The newsies will not stand for this – being forced to pay an extra ten cents threatens to destroy their livelihood – so they decide to strike. All the newspaper selling underaged children of New York band together to insist that this injustice be corrected. Of course things do not go smoothly. They have to crack down on scabs attempting to sell papers in their stead and a mob of older kinds hired as strike busters. They have a lot of trouble getting the word out about their strike because of course the papers themselves don’t print stories about them. (As a sympathetic newsman points out – if it’s not in the papers it didn’t happen.) There’s friction in the ranks as they have to convince all the kids in other boroughs to join them – such as the tough slingshot wielding guys from Brooklyn.
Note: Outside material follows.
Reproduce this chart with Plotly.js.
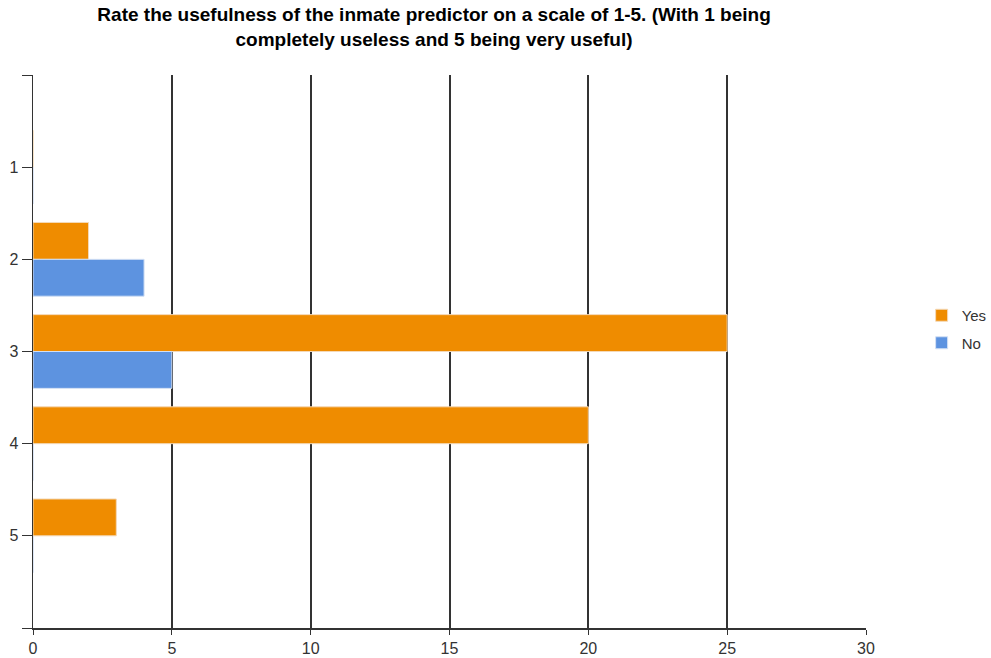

There’s a corrupt warden who is hunting for Jack because Jack has escaped from his state-sponsored refuge for wayward boys. And there’s Joseph Pulitzer ranting and raving and attempting to corrupt jack into joining his side.
As an aside – Robert Duvall’s wild-eyed and generally insane portrayal of Pulitzer is one of the stranger things in this movie. I have to wonder just what inspired him to deliver this performance. Was it an attempt to inject some levity into the primary villain? Was he trying to live up to the evil villains of the Disney animated films (who do tend to chew a little scenery?) Whatever the case, it’s very strange to have a historical figure depicted as such a raving lunatic.
Still, I suppose it makes sense. This isn’t a movie about historical accuracy. It’s a movie about scrappy kids joining together and proving that they can stand up to corrupt adults. It’s about performing big synchronized dance numbers in the streets of nineteenth century New York. It’s about Christian Bale singing with a hilarious accent and floppy hair.
The movie has an undeniable charm. I am not the target audience (being the wrong gender and about three decades too old) but I can understand why the mention of this movie makes just about every one of Amanda’s friends swoon. Who doesn’t like a story of children winning out against the unfairness foisted upon them by adults? And clearly it helps if they’re dreamy.